As mensagens eletrônicas -por serem muito rápidas e parecerem "descartáveis"- também podem ser fonte de mal-entendidos.
É comum, por exemplo, alguém ler um e-mail rapidamente ou de forma até incompleta, tirar conclusões equivocadas e responder apressadamente, às vezes num tom inadequado, dando início a uma cadeia de desentendimentos.
"Já presenciei brigas incríveis em grupos de discussão", diz Rosa Maria Farah, do Núcleo de Pesquisa da Psicologia em Informática da PUC (Pontifícia Universidade Católica), em São Paulo. "As pessoas não estavam se entendendo e continuavam reagindo impulsivamente."
O antídoto para isso é "dar um tempo antes de responder", afirma Patricia Molino. "Não há obrigação de responder imediatamente nem mesmo num prazo de 24 horas. Você pode se dar um prazo maior para responder de forma adequada", afirma.
"A rapidez na comunicação facilita a ambigüidade das mensagens", alerta Franco. Para Cooper, a melhor coisa que uma pessoa pode fazer ao receber um e-mail que, por algum motivo, considera desagradável é ligar para o colega de trabalho ou procurá-lo para conversar pessoalmente.
"Às vezes, você acha que alguém está fazendo uma crítica quando não está. Um telefonema ou um bate-papo pode solucionar mal-entendidos antes que seja tarde", diz.
Também é importante refletir sobre a forma e a linguagem utilizadas. Embora e-mails sejam naturalmente mais informais do que outras ferramentas de comunicação, eles devem ser claros, concisos, bem escritos e educados.

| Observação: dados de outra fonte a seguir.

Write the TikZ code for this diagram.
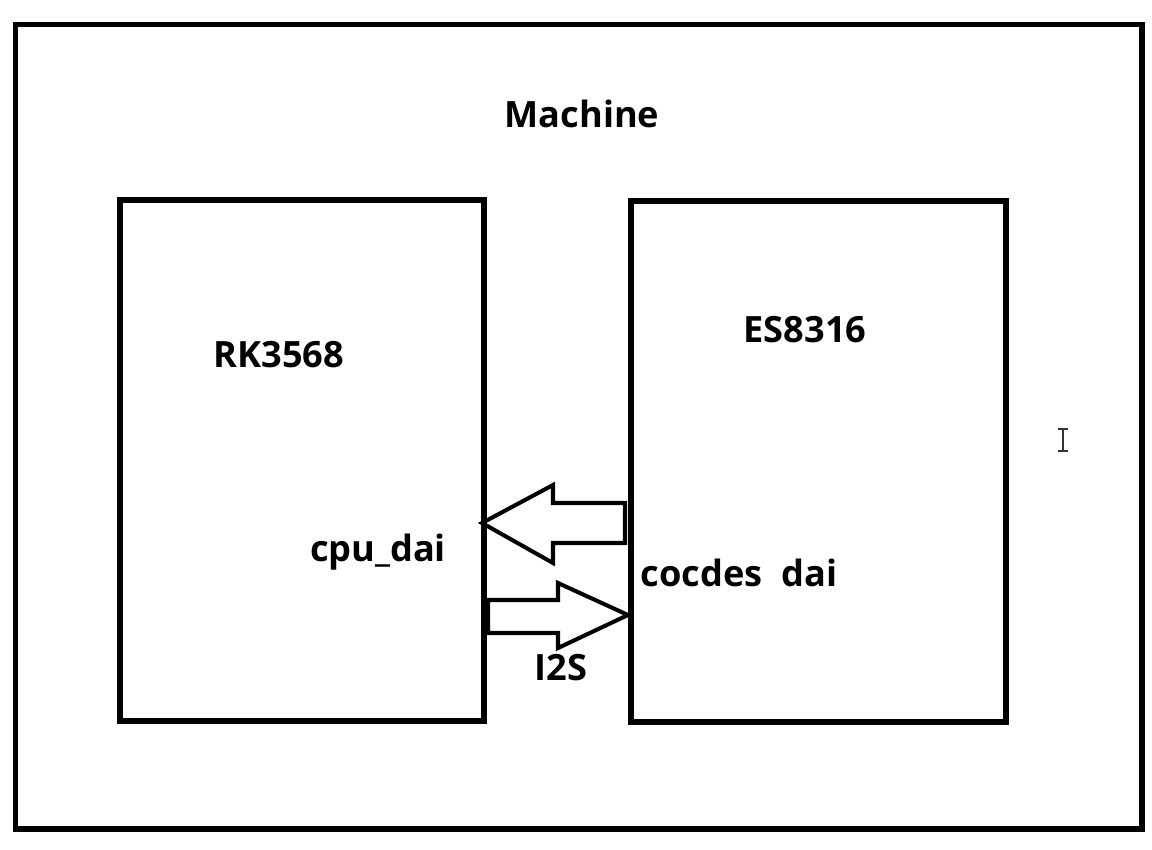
\documentclass[tikz,border=0pt]{standalone}
\usepackage{fontspec}
\setmainfont{Open Sans}
\usetikzlibrary{positioning}

\tikzset{
  blk/.style={draw, line width=3pt, inner sep=0pt},
  lbl/.style={font=\fontsize{20.6}{24}\selectfont\bfseries, inner sep=0pt},
  bigarrow/.style={draw, line width=2.3pt, line join=miter, fill=white},
}

\begin{document}
\begin{tikzpicture}[x=0.02cm, y=-0.02cm]
 \useasboundingbox (0,0) rectangle (1152,849);
 %\draw[step=50, gray, very thin] (0,0) grid (1152,849);

 % outer machine frame
 \draw[line width=3pt] (15.5,24.5) rectangle (1142,829);
 \node[lbl] (machine) at (582,114) {Machine};

 % the two chips
 \draw[blk] (120,200) rectangle (484,721);
 \draw[blk] (631,201) rectangle (1006,722);

 \node[lbl] (rk) at (279,355) {RK3568};
 \node[lbl] (es) at (805,330) {ES8316};
 \node[lbl] (cpudai) at (378,552) {cpu\_dai};
 \node[lbl] (codecdai) at (739,573) {cocdes\ \ dai};
 \node[lbl] (i2s) at (561,668) {I2S};

 % data arrows
 \draw[bigarrow] (482,523) -- (553,485) -- (553,503) -- (625,503)
   -- (625,543) -- (553,543) -- (553,563) -- cycle;
 \draw[bigarrow] (628,615) -- (558,583) -- (558,600) -- (488,600)
   -- (488,633) -- (558,633) -- (558,648) -- cycle;

 % text cursor
 \draw[line width=0.7pt, black!80] (1058,429) -- (1068,429)
   (1063,429) -- (1063,451) (1058,451) -- (1068,451);
\end{tikzpicture}
\end{document}
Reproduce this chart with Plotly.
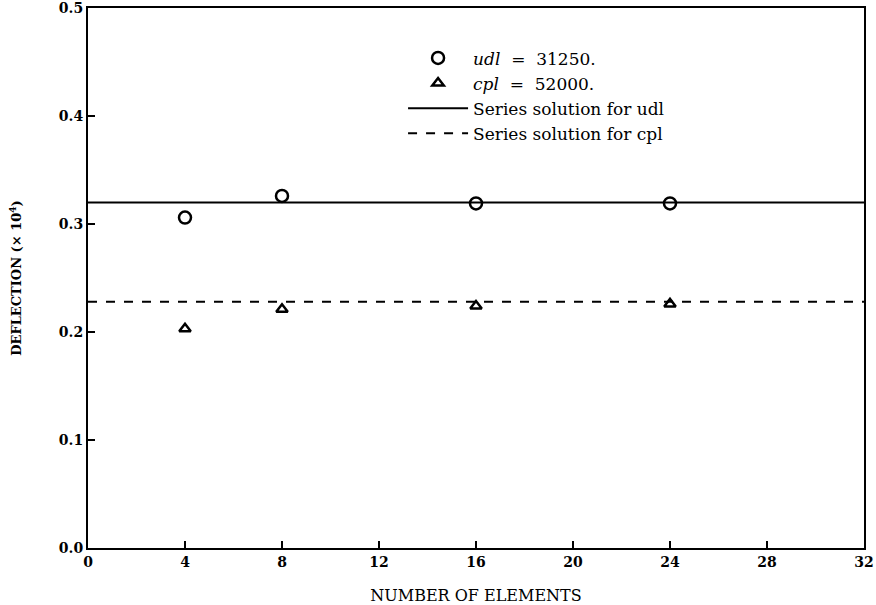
import plotly.graph_objects as go

# Data
elements = [4, 8, 16, 24]
udl_fe = [0.306, 0.326, 0.319, 0.319]
cpl_fe = [0.203, 0.221, 0.224, 0.226]
series_x = [0, 32]
series_udl = [0.320, 0.320]
series_cpl = [0.228, 0.228]
x_ticks = [0, 4, 8, 12, 16, 20, 24, 28, 32]
y_ticks = [0.0, 0.1, 0.2, 0.3, 0.4, 0.5]

SERIF = "DejaVu Serif"

fig = go.Figure()
fig.add_trace(go.Scatter(
    x=elements, y=udl_fe, mode="markers",
    name="<i>udl</i>  =  31250.",
    marker=dict(symbol="circle-open", size=12, color="black", line=dict(width=2.5, color="black")),
))
fig.add_trace(go.Scatter(
    x=elements, y=cpl_fe, mode="markers",
    name="<i>cpl</i>  =  52000.",
    marker=dict(symbol="triangle-up-open", size=10, color="black", line=dict(width=2.5, color="black")),
))
fig.add_trace(go.Scatter(
    x=series_x, y=series_udl, mode="lines",
    name="Series solution for udl",
    line=dict(color="black", width=2, dash="solid"),
))
fig.add_trace(go.Scatter(
    x=series_x, y=series_cpl, mode="lines",
    name="Series solution for cpl",
    line=dict(color="black", width=2, dash="dash"),
))

fig.update_layout(
    width=876, height=605,
    margin=dict(l=88, r=12, t=8, b=57),
    paper_bgcolor="white", plot_bgcolor="white",
    font=dict(family=SERIF, color="black"),
    showlegend=True,
    legend=dict(
        x=0.406, y=0.94, xanchor="left", yanchor="top",
        bgcolor="rgba(0,0,0,0)", borderwidth=0,
        font=dict(family=SERIF, size=17, color="black"),
        tracegroupgap=0, itemwidth=60,
    ),
    xaxis=dict(
        range=[0, 32], tickvals=x_ticks, ticktext=[str(v) for v in x_ticks],
        showgrid=False, zeroline=False, automargin=False,
        showline=True, linecolor="black", linewidth=2, mirror=True,
        ticks="inside", ticklen=7, tickwidth=2, tickcolor="black",
        ticklabeloverflow="allow",
        tickfont=dict(family=SERIF, size=14, color="black", weight="bold"),
        title=dict(text="NUMBER OF ELEMENTS", standoff=26,
                   font=dict(family=SERIF, size=16, color="black")),
    ),
    yaxis=dict(
        range=[0, 0.5], tickvals=y_ticks, ticktext=[f"{v:.1f}" for v in y_ticks],
        showgrid=False, zeroline=False, automargin=False,
        showline=True, linecolor="black", linewidth=2, mirror=True,
        ticks="inside", ticklen=7, tickwidth=2, tickcolor="black",
        ticklabeloverflow="allow",
        tickfont=dict(family=SERIF, size=14, color="black", weight="bold"),
        title=dict(text="DEFLECTION (× 10<sup>4</sup>)", standoff=34,
                   font=dict(family=SERIF, size=13, color="black", weight="bold")),
    ),
)

fig.write_html("out.html", config={"displayModeBar": False},
               post_script="document.body.style.margin='0';")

"Informalidade não significa escrever com displicência", diz Farah. "Nos e-mails, a correção no emprego da língua muitas vezes vai para o brejo", afirma Franco.

Critério
Segundo os entrevistados, também é importante definir "para o que o e-mail é bom e para o que não é bom".
"O e-mail é bom para manter contato com os colegas ou com clientes, para fazer circular informações que possam ser úteis ao trabalho das pessoas e para acompanhar o progresso de um determinado trabalho", diz Cooper.
"Mas não é bom para buscar soluções criativas, dar ordens, definir diretrizes e analisar ou criticar a atuação de alguém", afirma.
Segundo Cooper, a substituição das relações individuais pelo excesso de comunicação eletrônica tem como conseqüência o desenvolvimento de uma "baixa moral" no trabalho.
"As pessoas passam a se sentir apenas uma peça dentro da empresa, tão desimportantes que nem merecem um tratamento face a face", diz.
"O e-mail é um brinquedo relativamente novo. Ainda estamos aprendendo a fazer bom uso dele", diz Farah.